◆ **Information given**
— Begin —

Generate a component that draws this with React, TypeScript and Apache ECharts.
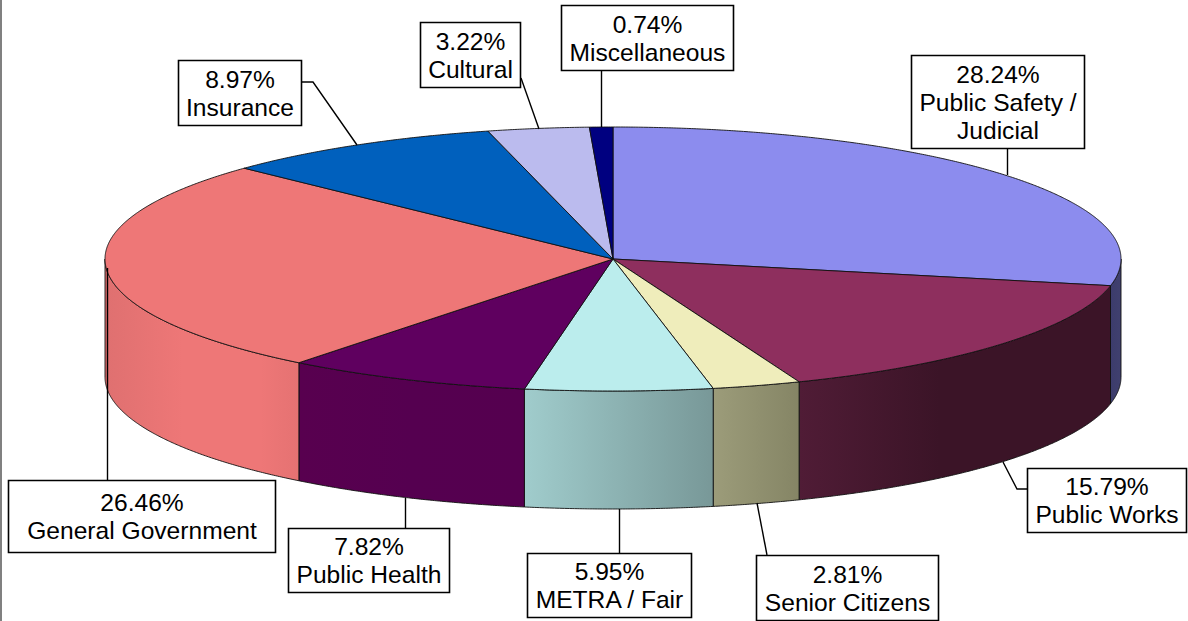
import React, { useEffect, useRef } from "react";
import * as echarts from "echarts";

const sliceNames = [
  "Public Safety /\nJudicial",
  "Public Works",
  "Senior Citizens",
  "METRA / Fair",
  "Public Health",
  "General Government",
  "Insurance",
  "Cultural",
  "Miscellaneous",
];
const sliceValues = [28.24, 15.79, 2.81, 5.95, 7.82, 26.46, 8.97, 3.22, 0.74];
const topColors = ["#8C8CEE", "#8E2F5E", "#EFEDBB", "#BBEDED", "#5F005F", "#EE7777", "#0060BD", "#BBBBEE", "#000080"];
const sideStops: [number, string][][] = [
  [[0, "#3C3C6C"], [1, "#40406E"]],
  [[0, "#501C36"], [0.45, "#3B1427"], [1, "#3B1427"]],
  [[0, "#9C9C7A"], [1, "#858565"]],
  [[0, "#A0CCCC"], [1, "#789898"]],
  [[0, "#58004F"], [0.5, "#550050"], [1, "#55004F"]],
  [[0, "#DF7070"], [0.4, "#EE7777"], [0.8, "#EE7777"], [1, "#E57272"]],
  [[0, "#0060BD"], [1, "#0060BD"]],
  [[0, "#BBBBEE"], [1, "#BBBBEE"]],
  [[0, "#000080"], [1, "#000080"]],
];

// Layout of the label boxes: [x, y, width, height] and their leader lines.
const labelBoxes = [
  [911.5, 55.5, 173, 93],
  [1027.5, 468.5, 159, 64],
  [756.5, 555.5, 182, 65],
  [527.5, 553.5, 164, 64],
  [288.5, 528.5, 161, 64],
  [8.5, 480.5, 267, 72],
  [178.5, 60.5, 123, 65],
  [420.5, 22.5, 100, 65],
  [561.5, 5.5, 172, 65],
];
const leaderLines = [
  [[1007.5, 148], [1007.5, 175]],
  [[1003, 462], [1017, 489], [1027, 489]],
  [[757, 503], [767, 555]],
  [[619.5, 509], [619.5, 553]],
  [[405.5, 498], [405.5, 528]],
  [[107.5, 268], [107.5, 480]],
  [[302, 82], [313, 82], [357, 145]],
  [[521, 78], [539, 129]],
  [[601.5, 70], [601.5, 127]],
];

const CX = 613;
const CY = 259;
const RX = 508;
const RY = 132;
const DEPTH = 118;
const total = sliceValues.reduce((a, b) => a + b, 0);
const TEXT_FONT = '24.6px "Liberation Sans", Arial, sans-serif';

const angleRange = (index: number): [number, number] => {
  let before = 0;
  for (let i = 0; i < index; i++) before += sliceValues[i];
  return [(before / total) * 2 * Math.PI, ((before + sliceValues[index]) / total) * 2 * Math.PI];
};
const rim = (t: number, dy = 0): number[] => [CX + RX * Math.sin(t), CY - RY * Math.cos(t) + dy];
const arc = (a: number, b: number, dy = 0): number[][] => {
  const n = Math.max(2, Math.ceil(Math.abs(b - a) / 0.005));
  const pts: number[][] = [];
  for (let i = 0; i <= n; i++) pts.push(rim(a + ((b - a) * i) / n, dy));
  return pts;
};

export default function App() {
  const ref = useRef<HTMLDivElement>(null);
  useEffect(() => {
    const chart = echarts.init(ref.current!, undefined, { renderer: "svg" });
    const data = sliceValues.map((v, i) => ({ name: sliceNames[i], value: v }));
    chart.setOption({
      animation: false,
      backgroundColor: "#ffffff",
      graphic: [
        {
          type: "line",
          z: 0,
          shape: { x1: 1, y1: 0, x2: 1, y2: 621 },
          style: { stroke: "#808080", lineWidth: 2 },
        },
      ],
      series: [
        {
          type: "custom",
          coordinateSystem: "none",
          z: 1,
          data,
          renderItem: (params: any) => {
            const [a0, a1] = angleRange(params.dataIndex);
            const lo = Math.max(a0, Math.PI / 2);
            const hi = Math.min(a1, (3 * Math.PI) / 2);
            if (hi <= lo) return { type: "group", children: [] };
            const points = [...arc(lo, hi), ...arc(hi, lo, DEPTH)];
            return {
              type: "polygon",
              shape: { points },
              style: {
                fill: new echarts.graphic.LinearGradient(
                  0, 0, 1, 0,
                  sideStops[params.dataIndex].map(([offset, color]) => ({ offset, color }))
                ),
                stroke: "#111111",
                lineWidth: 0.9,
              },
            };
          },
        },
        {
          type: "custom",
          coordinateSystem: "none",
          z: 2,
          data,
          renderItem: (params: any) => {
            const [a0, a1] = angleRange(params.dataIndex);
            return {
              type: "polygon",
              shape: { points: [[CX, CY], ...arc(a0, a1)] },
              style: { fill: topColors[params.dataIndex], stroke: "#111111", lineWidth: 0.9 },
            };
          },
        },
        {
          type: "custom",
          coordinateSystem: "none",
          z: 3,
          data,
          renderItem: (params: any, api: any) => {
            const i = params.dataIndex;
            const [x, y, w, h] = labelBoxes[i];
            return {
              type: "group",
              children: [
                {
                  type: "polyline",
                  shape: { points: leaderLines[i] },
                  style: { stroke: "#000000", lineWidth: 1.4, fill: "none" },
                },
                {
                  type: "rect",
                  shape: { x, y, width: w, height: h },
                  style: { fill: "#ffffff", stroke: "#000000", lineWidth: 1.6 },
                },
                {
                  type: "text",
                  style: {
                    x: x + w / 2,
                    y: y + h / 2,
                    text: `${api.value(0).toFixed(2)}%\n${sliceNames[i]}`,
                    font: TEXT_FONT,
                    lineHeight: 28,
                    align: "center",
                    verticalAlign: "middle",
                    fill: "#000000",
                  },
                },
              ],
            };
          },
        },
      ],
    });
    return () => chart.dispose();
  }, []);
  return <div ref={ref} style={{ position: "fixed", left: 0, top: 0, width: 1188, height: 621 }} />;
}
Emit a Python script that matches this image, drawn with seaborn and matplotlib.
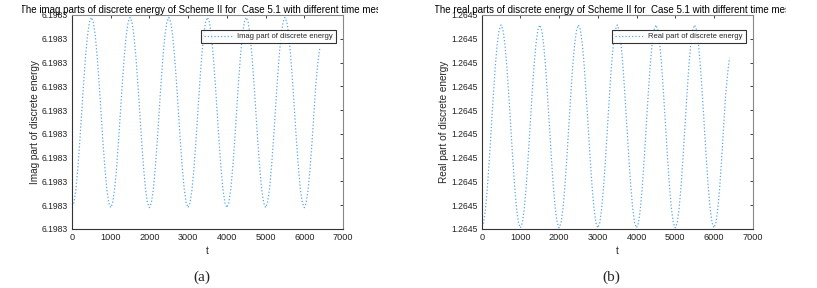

— End —

◆ **What the exercise asks**
Omit every picture, then repeat the remaining data exactly as it appears above.

◆ **Task response**
Generate a component that draws this with React, TypeScript and Apache ECharts.
import React, { useEffect, useRef } from "react";
import * as echarts from "echarts";

const sliceNames = [
  "Public Safety /\nJudicial",
  "Public Works",
  "Senior Citizens",
  "METRA / Fair",
  "Public Health",
  "General Government",
  "Insurance",
  "Cultural",
  "Miscellaneous",
];
const sliceValues = [28.24, 15.79, 2.81, 5.95, 7.82, 26.46, 8.97, 3.22, 0.74];
const topColors = ["#8C8CEE", "#8E2F5E", "#EFEDBB", "#BBEDED", "#5F005F", "#EE7777", "#0060BD", "#BBBBEE", "#000080"];
const sideStops: [number, string][][] = [
  [[0, "#3C3C6C"], [1, "#40406E"]],
  [[0, "#501C36"], [0.45, "#3B1427"], [1, "#3B1427"]],
  [[0, "#9C9C7A"], [1, "#858565"]],
  [[0, "#A0CCCC"], [1, "#789898"]],
  [[0, "#58004F"], [0.5, "#550050"], [1, "#55004F"]],
  [[0, "#DF7070"], [0.4, "#EE7777"], [0.8, "#EE7777"], [1, "#E57272"]],
  [[0, "#0060BD"], [1, "#0060BD"]],
  [[0, "#BBBBEE"], [1, "#BBBBEE"]],
  [[0, "#000080"], [1, "#000080"]],
];

// Layout of the label boxes: [x, y, width, height] and their leader lines.
const labelBoxes = [
  [911.5, 55.5, 173, 93],
  [1027.5, 468.5, 159, 64],
  [756.5, 555.5, 182, 65],
  [527.5, 553.5, 164, 64],
  [288.5, 528.5, 161, 64],
  [8.5, 480.5, 267, 72],
  [178.5, 60.5, 123, 65],
  [420.5, 22.5, 100, 65],
  [561.5, 5.5, 172, 65],
];
const leaderLines = [
  [[1007.5, 148], [1007.5, 175]],
  [[1003, 462], [1017, 489], [1027, 489]],
  [[757, 503], [767, 555]],
  [[619.5, 509], [619.5, 553]],
  [[405.5, 498], [405.5, 528]],
  [[107.5, 268], [107.5, 480]],
  [[302, 82], [313, 82], [357, 145]],
  [[521, 78], [539, 129]],
  [[601.5, 70], [601.5, 127]],
];

const CX = 613;
const CY = 259;
const RX = 508;
const RY = 132;
const DEPTH = 118;
const total = sliceValues.reduce((a, b) => a + b, 0);
const TEXT_FONT = '24.6px "Liberation Sans", Arial, sans-serif';

const angleRange = (index: number): [number, number] => {
  let before = 0;
  for (let i = 0; i < index; i++) before += sliceValues[i];
  return [(before / total) * 2 * Math.PI, ((before + sliceValues[index]) / total) * 2 * Math.PI];
};
const rim = (t: number, dy = 0): number[] => [CX + RX * Math.sin(t), CY - RY * Math.cos(t) + dy];
const arc = (a: number, b: number, dy = 0): number[][] => {
  const n = Math.max(2, Math.ceil(Math.abs(b - a) / 0.005));
  const pts: number[][] = [];
  for (let i = 0; i <= n; i++) pts.push(rim(a + ((b - a) * i) / n, dy));
  return pts;
};

export default function App() {
  const ref = useRef<HTMLDivElement>(null);
  useEffect(() => {
    const chart = echarts.init(ref.current!, undefined, { renderer: "svg" });
    const data = sliceValues.map((v, i) => ({ name: sliceNames[i], value: v }));
    chart.setOption({
      animation: false,
      backgroundColor: "#ffffff",
      graphic: [
        {
          type: "line",
          z: 0,
          shape: { x1: 1, y1: 0, x2: 1, y2: 621 },
          style: { stroke: "#808080", lineWidth: 2 },
        },
      ],
      series: [
        {
          type: "custom",
          coordinateSystem: "none",
          z: 1,
          data,
          renderItem: (params: any) => {
            const [a0, a1] = angleRange(params.dataIndex);
            const lo = Math.max(a0, Math.PI / 2);
            const hi = Math.min(a1, (3 * Math.PI) / 2);
            if (hi <= lo) return { type: "group", children: [] };
            const points = [...arc(lo, hi), ...arc(hi, lo, DEPTH)];
            return {
              type: "polygon",
              shape: { points },
              style: {
                fill: new echarts.graphic.LinearGradient(
                  0, 0, 1, 0,
                  sideStops[params.dataIndex].map(([offset, color]) => ({ offset, color }))
                ),
                stroke: "#111111",
                lineWidth: 0.9,
              },
            };
          },
        },
        {
          type: "custom",
          coordinateSystem: "none",
          z: 2,
          data,
          renderItem: (params: any) => {
            const [a0, a1] = angleRange(params.dataIndex);
            return {
              type: "polygon",
              shape: { points: [[CX, CY], ...arc(a0, a1)] },
              style: { fill: topColors[params.dataIndex], stroke: "#111111", lineWidth: 0.9 },
            };
          },
        },
        {
          type: "custom",
          coordinateSystem: "none",
          z: 3,
          data,
          renderItem: (params: any, api: any) => {
            const i = params.dataIndex;
            const [x, y, w, h] = labelBoxes[i];
            return {
              type: "group",
              children: [
                {
                  type: "polyline",
                  shape: { points: leaderLines[i] },
                  style: { stroke: "#000000", lineWidth: 1.4, fill: "none" },
                },
                {
                  type: "rect",
                  shape: { x, y, width: w, height: h },
                  style: { fill: "#ffffff", stroke: "#000000", lineWidth: 1.6 },
                },
                {
                  type: "text",
                  style: {
                    x: x + w / 2,
                    y: y + h / 2,
                    text: `${api.value(0).toFixed(2)}%\n${sliceNames[i]}`,
                    font: TEXT_FONT,
                    lineHeight: 28,
                    align: "center",
                    verticalAlign: "middle",
                    fill: "#000000",
                  },
                },
              ],
            };
          },
        },
      ],
    });
    return () => chart.dispose();
  }, []);
  return <div ref={ref} style={{ position: "fixed", left: 0, top: 0, width: 1188, height: 621 }} />;
}
Emit a Python script that matches this image, drawn with seaborn and matplotlib.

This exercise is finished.